-- start of Source material --

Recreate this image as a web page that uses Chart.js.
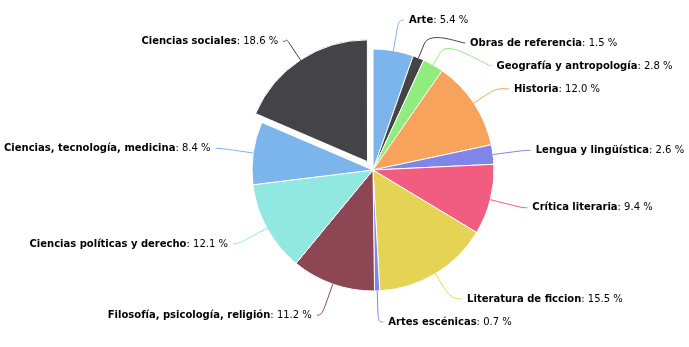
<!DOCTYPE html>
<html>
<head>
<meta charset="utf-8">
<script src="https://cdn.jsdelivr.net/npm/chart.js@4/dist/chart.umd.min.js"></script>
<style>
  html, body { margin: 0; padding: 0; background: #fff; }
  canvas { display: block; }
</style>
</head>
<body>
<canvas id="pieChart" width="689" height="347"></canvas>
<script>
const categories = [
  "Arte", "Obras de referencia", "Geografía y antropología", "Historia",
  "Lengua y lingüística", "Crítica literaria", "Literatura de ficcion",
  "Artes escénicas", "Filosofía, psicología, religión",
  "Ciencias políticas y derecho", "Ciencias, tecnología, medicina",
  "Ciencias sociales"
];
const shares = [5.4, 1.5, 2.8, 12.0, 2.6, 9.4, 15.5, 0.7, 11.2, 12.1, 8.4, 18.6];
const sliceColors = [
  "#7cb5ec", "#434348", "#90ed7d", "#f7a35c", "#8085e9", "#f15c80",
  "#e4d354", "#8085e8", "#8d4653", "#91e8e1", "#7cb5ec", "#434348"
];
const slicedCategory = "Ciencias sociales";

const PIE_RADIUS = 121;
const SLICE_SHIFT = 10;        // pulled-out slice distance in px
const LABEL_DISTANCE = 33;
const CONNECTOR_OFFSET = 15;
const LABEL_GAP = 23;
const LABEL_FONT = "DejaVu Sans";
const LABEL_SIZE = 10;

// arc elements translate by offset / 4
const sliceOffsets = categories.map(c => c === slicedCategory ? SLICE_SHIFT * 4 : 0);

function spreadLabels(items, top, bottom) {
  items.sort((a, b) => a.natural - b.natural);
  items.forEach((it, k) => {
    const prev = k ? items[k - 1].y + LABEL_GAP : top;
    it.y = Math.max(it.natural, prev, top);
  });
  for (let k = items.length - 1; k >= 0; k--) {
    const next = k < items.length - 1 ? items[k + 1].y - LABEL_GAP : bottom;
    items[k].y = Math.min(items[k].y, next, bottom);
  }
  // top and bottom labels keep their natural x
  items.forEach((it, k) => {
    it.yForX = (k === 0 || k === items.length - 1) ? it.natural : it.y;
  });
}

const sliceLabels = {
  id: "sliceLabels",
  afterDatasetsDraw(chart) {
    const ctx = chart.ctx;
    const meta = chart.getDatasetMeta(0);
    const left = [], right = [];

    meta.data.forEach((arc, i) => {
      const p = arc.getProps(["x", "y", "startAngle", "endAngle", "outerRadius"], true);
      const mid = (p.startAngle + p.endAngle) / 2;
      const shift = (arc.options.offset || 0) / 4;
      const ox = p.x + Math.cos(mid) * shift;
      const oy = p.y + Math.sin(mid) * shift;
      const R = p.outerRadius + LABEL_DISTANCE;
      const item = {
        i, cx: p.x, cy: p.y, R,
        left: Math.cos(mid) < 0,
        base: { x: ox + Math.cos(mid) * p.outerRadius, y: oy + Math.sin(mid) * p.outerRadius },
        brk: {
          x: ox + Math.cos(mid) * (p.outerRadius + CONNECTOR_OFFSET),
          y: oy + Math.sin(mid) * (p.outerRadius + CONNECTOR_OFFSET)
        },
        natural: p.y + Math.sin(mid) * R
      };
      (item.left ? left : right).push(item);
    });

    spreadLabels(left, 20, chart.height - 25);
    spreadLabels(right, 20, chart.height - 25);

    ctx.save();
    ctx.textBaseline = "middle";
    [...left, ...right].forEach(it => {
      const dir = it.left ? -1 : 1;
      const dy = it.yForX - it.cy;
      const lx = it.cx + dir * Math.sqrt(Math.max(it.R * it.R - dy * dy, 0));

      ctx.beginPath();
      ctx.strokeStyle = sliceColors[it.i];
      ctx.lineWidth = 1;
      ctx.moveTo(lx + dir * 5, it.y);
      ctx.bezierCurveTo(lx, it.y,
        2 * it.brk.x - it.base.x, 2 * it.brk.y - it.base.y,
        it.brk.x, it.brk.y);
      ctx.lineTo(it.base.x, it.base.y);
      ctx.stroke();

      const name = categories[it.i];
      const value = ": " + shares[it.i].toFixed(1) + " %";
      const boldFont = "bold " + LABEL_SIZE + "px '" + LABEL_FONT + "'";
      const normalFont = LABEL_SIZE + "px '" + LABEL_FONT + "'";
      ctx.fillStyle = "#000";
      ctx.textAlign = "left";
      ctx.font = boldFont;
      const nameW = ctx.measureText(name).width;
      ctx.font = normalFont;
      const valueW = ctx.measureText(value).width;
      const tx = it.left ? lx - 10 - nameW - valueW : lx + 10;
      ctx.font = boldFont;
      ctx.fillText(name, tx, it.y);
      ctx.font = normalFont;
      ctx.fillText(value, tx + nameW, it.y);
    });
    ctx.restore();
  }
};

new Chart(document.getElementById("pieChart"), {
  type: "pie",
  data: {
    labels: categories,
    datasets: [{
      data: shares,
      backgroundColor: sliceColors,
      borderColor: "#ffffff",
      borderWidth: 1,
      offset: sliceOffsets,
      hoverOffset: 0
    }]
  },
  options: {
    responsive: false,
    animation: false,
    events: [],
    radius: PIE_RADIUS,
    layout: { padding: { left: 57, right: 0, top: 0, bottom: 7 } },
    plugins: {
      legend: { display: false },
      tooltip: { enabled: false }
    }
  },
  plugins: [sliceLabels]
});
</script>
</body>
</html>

-- end of Source material --

Given problem — Omitting all images, print the listing exactly.

Task result —
Recreate this image as a web page that uses Chart.js.
<!DOCTYPE html>
<html>
<head>
<meta charset="utf-8">
<script src="https://cdn.jsdelivr.net/npm/chart.js@4/dist/chart.umd.min.js"></script>
<style>
  html, body { margin: 0; padding: 0; background: #fff; }
  canvas { display: block; }
</style>
</head>
<body>
<canvas id="pieChart" width="689" height="347"></canvas>
<script>
const categories = [
  "Arte", "Obras de referencia", "Geografía y antropología", "Historia",
  "Lengua y lingüística", "Crítica literaria", "Literatura de ficcion",
  "Artes escénicas", "Filosofía, psicología, religión",
  "Ciencias políticas y derecho", "Ciencias, tecnología, medicina",
  "Ciencias sociales"
];
const shares = [5.4, 1.5, 2.8, 12.0, 2.6, 9.4, 15.5, 0.7, 11.2, 12.1, 8.4, 18.6];
const sliceColors = [
  "#7cb5ec", "#434348", "#90ed7d", "#f7a35c", "#8085e9", "#f15c80",
  "#e4d354", "#8085e8", "#8d4653", "#91e8e1", "#7cb5ec", "#434348"
];
const slicedCategory = "Ciencias sociales";

const PIE_RADIUS = 121;
const SLICE_SHIFT = 10;        // pulled-out slice distance in px
const LABEL_DISTANCE = 33;
const CONNECTOR_OFFSET = 15;
const LABEL_GAP = 23;
const LABEL_FONT = "DejaVu Sans";
const LABEL_SIZE = 10;

// arc elements translate by offset / 4
const sliceOffsets = categories.map(c => c === slicedCategory ? SLICE_SHIFT * 4 : 0);

function spreadLabels(items, top, bottom) {
  items.sort((a, b) => a.natural - b.natural);
  items.forEach((it, k) => {
    const prev = k ? items[k - 1].y + LABEL_GAP : top;
    it.y = Math.max(it.natural, prev, top);
  });
  for (let k = items.length - 1; k >= 0; k--) {
    const next = k < items.length - 1 ? items[k + 1].y - LABEL_GAP : bottom;
    items[k].y = Math.min(items[k].y, next, bottom);
  }
  // top and bottom labels keep their natural x
  items.forEach((it, k) => {
    it.yForX = (k === 0 || k === items.length - 1) ? it.natural : it.y;
  });
}

const sliceLabels = {
  id: "sliceLabels",
  afterDatasetsDraw(chart) {
    const ctx = chart.ctx;
    const meta = chart.getDatasetMeta(0);
    const left = [], right = [];

    meta.data.forEach((arc, i) => {
      const p = arc.getProps(["x", "y", "startAngle", "endAngle", "outerRadius"], true);
      const mid = (p.startAngle + p.endAngle) / 2;
      const shift = (arc.options.offset || 0) / 4;
      const ox = p.x + Math.cos(mid) * shift;
      const oy = p.y + Math.sin(mid) * shift;
      const R = p.outerRadius + LABEL_DISTANCE;
      const item = {
        i, cx: p.x, cy: p.y, R,
        left: Math.cos(mid) < 0,
        base: { x: ox + Math.cos(mid) * p.outerRadius, y: oy + Math.sin(mid) * p.outerRadius },
        brk: {
          x: ox + Math.cos(mid) * (p.outerRadius + CONNECTOR_OFFSET),
          y: oy + Math.sin(mid) * (p.outerRadius + CONNECTOR_OFFSET)
        },
        natural: p.y + Math.sin(mid) * R
      };
      (item.left ? left : right).push(item);
    });

    spreadLabels(left, 20, chart.height - 25);
    spreadLabels(right, 20, chart.height - 25);

    ctx.save();
    ctx.textBaseline = "middle";
    [...left, ...right].forEach(it => {
      const dir = it.left ? -1 : 1;
      const dy = it.yForX - it.cy;
      const lx = it.cx + dir * Math.sqrt(Math.max(it.R * it.R - dy * dy, 0));

      ctx.beginPath();
      ctx.strokeStyle = sliceColors[it.i];
      ctx.lineWidth = 1;
      ctx.moveTo(lx + dir * 5, it.y);
      ctx.bezierCurveTo(lx, it.y,
        2 * it.brk.x - it.base.x, 2 * it.brk.y - it.base.y,
        it.brk.x, it.brk.y);
      ctx.lineTo(it.base.x, it.base.y);
      ctx.stroke();

      const name = categories[it.i];
      const value = ": " + shares[it.i].toFixed(1) + " %";
      const boldFont = "bold " + LABEL_SIZE + "px '" + LABEL_FONT + "'";
      const normalFont = LABEL_SIZE + "px '" + LABEL_FONT + "'";
      ctx.fillStyle = "#000";
      ctx.textAlign = "left";
      ctx.font = boldFont;
      const nameW = ctx.measureText(name).width;
      ctx.font = normalFont;
      const valueW = ctx.measureText(value).width;
      const tx = it.left ? lx - 10 - nameW - valueW : lx + 10;
      ctx.font = boldFont;
      ctx.fillText(name, tx, it.y);
      ctx.font = normalFont;
      ctx.fillText(value, tx + nameW, it.y);
    });
    ctx.restore();
  }
};

new Chart(document.getElementById("pieChart"), {
  type: "pie",
  data: {
    labels: categories,
    datasets: [{
      data: shares,
      backgroundColor: sliceColors,
      borderColor: "#ffffff",
      borderWidth: 1,
      offset: sliceOffsets,
      hoverOffset: 0
    }]
  },
  options: {
    responsive: false,
    animation: false,
    events: [],
    radius: PIE_RADIUS,
    layout: { padding: { left: 57, right: 0, top: 0, bottom: 7 } },
    plugins: {
      legend: { display: false },
      tooltip: { enabled: false }
    }
  },
  plugins: [sliceLabels]
});
</script>
</body>
</html>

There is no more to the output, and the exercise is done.